Now, in 2010, the market is likely 400% larger than it was in 2008 - doubling each of the past two years.
Megapixel's improved competitiveness in less than 3 years is nothing short of staggering:
- H.264 is the norm now (with MJPEG only cameras becoming rare)
- $300 - $500 online pricing for megapixel cameras is becoming quite common. There are now 50 megapixel cameras listed for under $500 in our Camera Finder.
- The number of suppliers has at least quadrupled with literally every camera manufacturer around the world now offering megapixel
- Storage prices dropped in half or more; Though expected, still a benefit to megapixel
Because of these changes, the premium of megapixel over analog is now about $150 - $200 per camera. Here's a straightforward example:
Sony's recently introduced 1.3MP box camera (the SNC-CH120) has an online price of about $460 (including lens). The equivalent form factor/imaging from Sony's analog lineup is the SSCE453 which has an online price of about $150 [link no longer available] (add a lens for $50) - total price about $200. With analog, encoding must be done separately. Using the most cost effective option, a DVR, the cost will be about $125 per camera (the premium of a DVR with an analog encoder card over an NVR appliance). 1.3MP runs $460 vs SD analog at $325, a premium for megapixel of $135. Add in the additional cost of storage (about $50 given H.264 and lower hard drive costs today) and the total premium is under $200.
Optionally, if you choose to use a NAS like QNAP or Synology or Milestone Essential at $50 per channel plus a COTS PC, the premium of megapixel over analog would drop further (under $100 per camera).
The economics will work similarly with many of the other sub $500 megapixel cameras. The competitiveness is accelerating as many of the Fall 2010 releases feature low cost cameras - such as the Arecont H.264 compact cameras, the Avigilon H.264 ONVIF cameras [link no longer available], HD domes from Grandstream, GVI and Vivotek, etc.
We've gone from a $600+ MP over analog premium in 2008 to a sub $200 premium of MP over analog in 2010.
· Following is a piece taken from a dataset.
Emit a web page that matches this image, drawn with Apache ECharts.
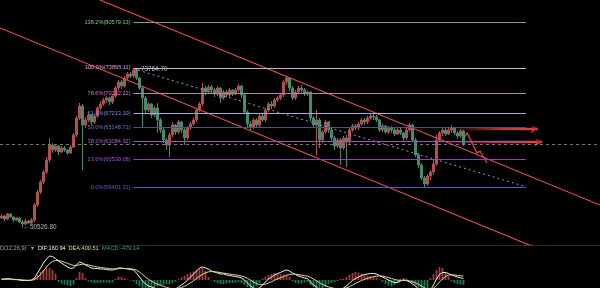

First, this should make it easy to understand why megapixel adoption has surged. It is not primarily better education or more informed end users -- the products are simply much more competitive.
Second, we are reaching the point where justifying HD over analog gets pretty easy. When the total cost of a project nearly doubles (as it did in 2008), the market is fairly limited. When the total cost goes up only 20%, that's much easier especially when the visual benefits are dramatic in the overwhelming majority of applications. In a 16 camera job, if you eliminate 2 or 3 cameras, megapixel pays for itself. Even if you eliminate no cameras, the significantly higher captured details are likely to help solve a number of cases that analog quality would have missed (clearer images of suspect faces, license plates, etc.).
Undoubtedly, analog will be around in significant quantities for many years, primarily driven by the long lifecycles of CCTV systems (repairs, small expansions, etc.). However, for new deployments, the competitiveness of analog CCTV is collapsing due to the surge in low cost, widely available megapixel cameras.